* _Task requirements_: Set down all of the data that follows word for word, without the images.

* _Supplied material_:
## Start

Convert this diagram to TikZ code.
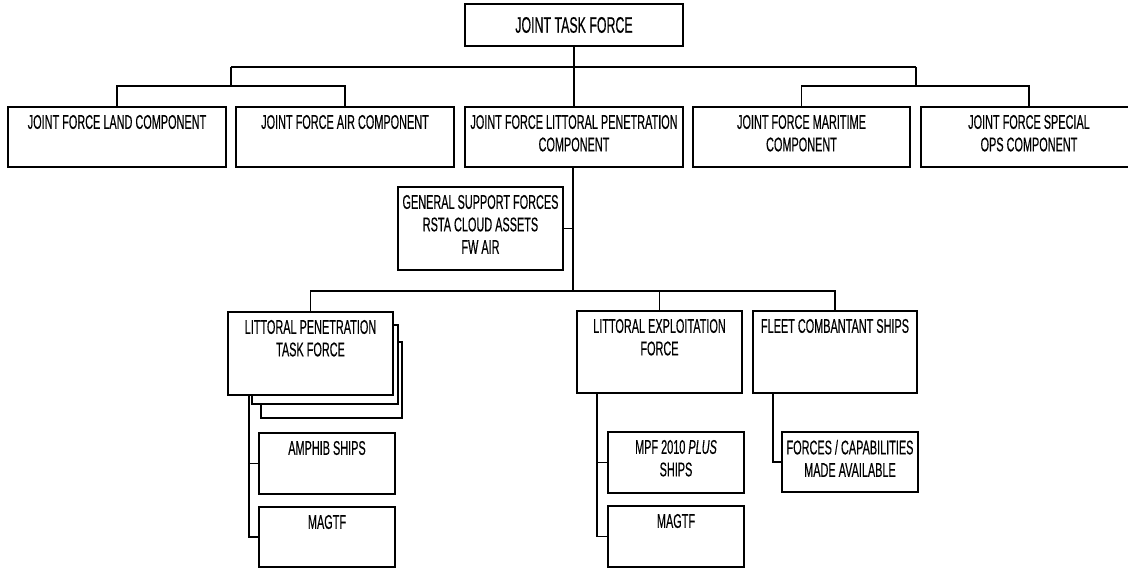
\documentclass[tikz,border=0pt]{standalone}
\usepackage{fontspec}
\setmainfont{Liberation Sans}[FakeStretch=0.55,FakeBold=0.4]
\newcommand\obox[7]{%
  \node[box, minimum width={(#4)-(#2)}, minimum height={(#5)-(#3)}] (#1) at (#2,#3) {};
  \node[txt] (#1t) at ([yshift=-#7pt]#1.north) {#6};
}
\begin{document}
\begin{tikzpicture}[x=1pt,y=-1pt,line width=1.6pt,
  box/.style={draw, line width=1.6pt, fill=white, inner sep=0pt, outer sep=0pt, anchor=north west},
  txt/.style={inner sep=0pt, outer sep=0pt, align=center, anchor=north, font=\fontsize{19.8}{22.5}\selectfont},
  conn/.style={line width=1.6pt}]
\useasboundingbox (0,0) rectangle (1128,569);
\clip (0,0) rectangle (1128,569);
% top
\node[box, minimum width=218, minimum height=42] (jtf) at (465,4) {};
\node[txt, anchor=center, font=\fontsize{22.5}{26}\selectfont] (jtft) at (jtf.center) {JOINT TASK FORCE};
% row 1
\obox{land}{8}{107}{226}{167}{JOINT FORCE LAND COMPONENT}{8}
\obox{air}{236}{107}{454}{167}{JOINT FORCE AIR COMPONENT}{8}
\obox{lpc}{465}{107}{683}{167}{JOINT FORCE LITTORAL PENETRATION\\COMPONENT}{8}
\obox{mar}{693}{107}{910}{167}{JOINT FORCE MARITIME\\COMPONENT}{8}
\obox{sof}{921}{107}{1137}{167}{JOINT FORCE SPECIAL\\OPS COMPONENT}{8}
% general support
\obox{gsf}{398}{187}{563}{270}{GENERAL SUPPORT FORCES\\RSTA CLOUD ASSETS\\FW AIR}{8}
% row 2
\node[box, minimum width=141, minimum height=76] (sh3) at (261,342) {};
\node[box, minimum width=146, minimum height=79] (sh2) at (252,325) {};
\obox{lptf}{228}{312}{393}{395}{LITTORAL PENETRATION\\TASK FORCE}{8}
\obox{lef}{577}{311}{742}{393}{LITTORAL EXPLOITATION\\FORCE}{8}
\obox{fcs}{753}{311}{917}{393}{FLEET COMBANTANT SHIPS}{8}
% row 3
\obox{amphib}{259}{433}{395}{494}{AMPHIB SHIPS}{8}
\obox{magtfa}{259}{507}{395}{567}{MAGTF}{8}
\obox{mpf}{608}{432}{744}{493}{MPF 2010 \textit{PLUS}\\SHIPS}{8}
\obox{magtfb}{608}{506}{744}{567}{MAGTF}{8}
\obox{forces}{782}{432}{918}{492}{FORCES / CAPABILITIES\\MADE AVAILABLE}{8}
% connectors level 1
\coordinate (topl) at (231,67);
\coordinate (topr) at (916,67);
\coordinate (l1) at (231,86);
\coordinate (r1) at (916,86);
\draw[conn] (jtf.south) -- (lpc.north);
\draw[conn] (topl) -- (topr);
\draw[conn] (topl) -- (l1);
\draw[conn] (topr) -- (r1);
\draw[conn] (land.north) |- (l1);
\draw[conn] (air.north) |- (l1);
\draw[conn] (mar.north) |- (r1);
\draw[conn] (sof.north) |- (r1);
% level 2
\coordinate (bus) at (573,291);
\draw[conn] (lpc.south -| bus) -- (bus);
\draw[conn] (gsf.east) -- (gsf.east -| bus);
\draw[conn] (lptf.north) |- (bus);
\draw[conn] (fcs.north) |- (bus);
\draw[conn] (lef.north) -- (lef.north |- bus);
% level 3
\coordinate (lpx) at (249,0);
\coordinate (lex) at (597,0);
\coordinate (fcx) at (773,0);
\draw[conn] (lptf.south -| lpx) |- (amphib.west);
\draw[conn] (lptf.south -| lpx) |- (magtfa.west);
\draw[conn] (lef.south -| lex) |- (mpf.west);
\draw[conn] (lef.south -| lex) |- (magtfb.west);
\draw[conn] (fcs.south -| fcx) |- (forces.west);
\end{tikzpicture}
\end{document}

## End

* _Task response_:
Convert this diagram to TikZ code.
\documentclass[tikz,border=0pt]{standalone}
\usepackage{fontspec}
\setmainfont{Liberation Sans}[FakeStretch=0.55,FakeBold=0.4]
\newcommand\obox[7]{%
  \node[box, minimum width={(#4)-(#2)}, minimum height={(#5)-(#3)}] (#1) at (#2,#3) {};
  \node[txt] (#1t) at ([yshift=-#7pt]#1.north) {#6};
}
\begin{document}
\begin{tikzpicture}[x=1pt,y=-1pt,line width=1.6pt,
  box/.style={draw, line width=1.6pt, fill=white, inner sep=0pt, outer sep=0pt, anchor=north west},
  txt/.style={inner sep=0pt, outer sep=0pt, align=center, anchor=north, font=\fontsize{19.8}{22.5}\selectfont},
  conn/.style={line width=1.6pt}]
\useasboundingbox (0,0) rectangle (1128,569);
\clip (0,0) rectangle (1128,569);
% top
\node[box, minimum width=218, minimum height=42] (jtf) at (465,4) {};
\node[txt, anchor=center, font=\fontsize{22.5}{26}\selectfont] (jtft) at (jtf.center) {JOINT TASK FORCE};
% row 1
\obox{land}{8}{107}{226}{167}{JOINT FORCE LAND COMPONENT}{8}
\obox{air}{236}{107}{454}{167}{JOINT FORCE AIR COMPONENT}{8}
\obox{lpc}{465}{107}{683}{167}{JOINT FORCE LITTORAL PENETRATION\\COMPONENT}{8}
\obox{mar}{693}{107}{910}{167}{JOINT FORCE MARITIME\\COMPONENT}{8}
\obox{sof}{921}{107}{1137}{167}{JOINT FORCE SPECIAL\\OPS COMPONENT}{8}
% general support
\obox{gsf}{398}{187}{563}{270}{GENERAL SUPPORT FORCES\\RSTA CLOUD ASSETS\\FW AIR}{8}
% row 2
\node[box, minimum width=141, minimum height=76] (sh3) at (261,342) {};
\node[box, minimum width=146, minimum height=79] (sh2) at (252,325) {};
\obox{lptf}{228}{312}{393}{395}{LITTORAL PENETRATION\\TASK FORCE}{8}
\obox{lef}{577}{311}{742}{393}{LITTORAL EXPLOITATION\\FORCE}{8}
\obox{fcs}{753}{311}{917}{393}{FLEET COMBANTANT SHIPS}{8}
% row 3
\obox{amphib}{259}{433}{395}{494}{AMPHIB SHIPS}{8}
\obox{magtfa}{259}{507}{395}{567}{MAGTF}{8}
\obox{mpf}{608}{432}{744}{493}{MPF 2010 \textit{PLUS}\\SHIPS}{8}
\obox{magtfb}{608}{506}{744}{567}{MAGTF}{8}
\obox{forces}{782}{432}{918}{492}{FORCES / CAPABILITIES\\MADE AVAILABLE}{8}
% connectors level 1
\coordinate (topl) at (231,67);
\coordinate (topr) at (916,67);
\coordinate (l1) at (231,86);
\coordinate (r1) at (916,86);
\draw[conn] (jtf.south) -- (lpc.north);
\draw[conn] (topl) -- (topr);
\draw[conn] (topl) -- (l1);
\draw[conn] (topr) -- (r1);
\draw[conn] (land.north) |- (l1);
\draw[conn] (air.north) |- (l1);
\draw[conn] (mar.north) |- (r1);
\draw[conn] (sof.north) |- (r1);
% level 2
\coordinate (bus) at (573,291);
\draw[conn] (lpc.south -| bus) -- (bus);
\draw[conn] (gsf.east) -- (gsf.east -| bus);
\draw[conn] (lptf.north) |- (bus);
\draw[conn] (fcs.north) |- (bus);
\draw[conn] (lef.north) -- (lef.north |- bus);
% level 3
\coordinate (lpx) at (249,0);
\coordinate (lex) at (597,0);
\coordinate (fcx) at (773,0);
\draw[conn] (lptf.south -| lpx) |- (amphib.west);
\draw[conn] (lptf.south -| lpx) |- (magtfa.west);
\draw[conn] (lef.south -| lex) |- (mpf.west);
\draw[conn] (lef.south -| lex) |- (magtfb.west);
\draw[conn] (fcs.south -| fcx) |- (forces.west);
\end{tikzpicture}
\end{document}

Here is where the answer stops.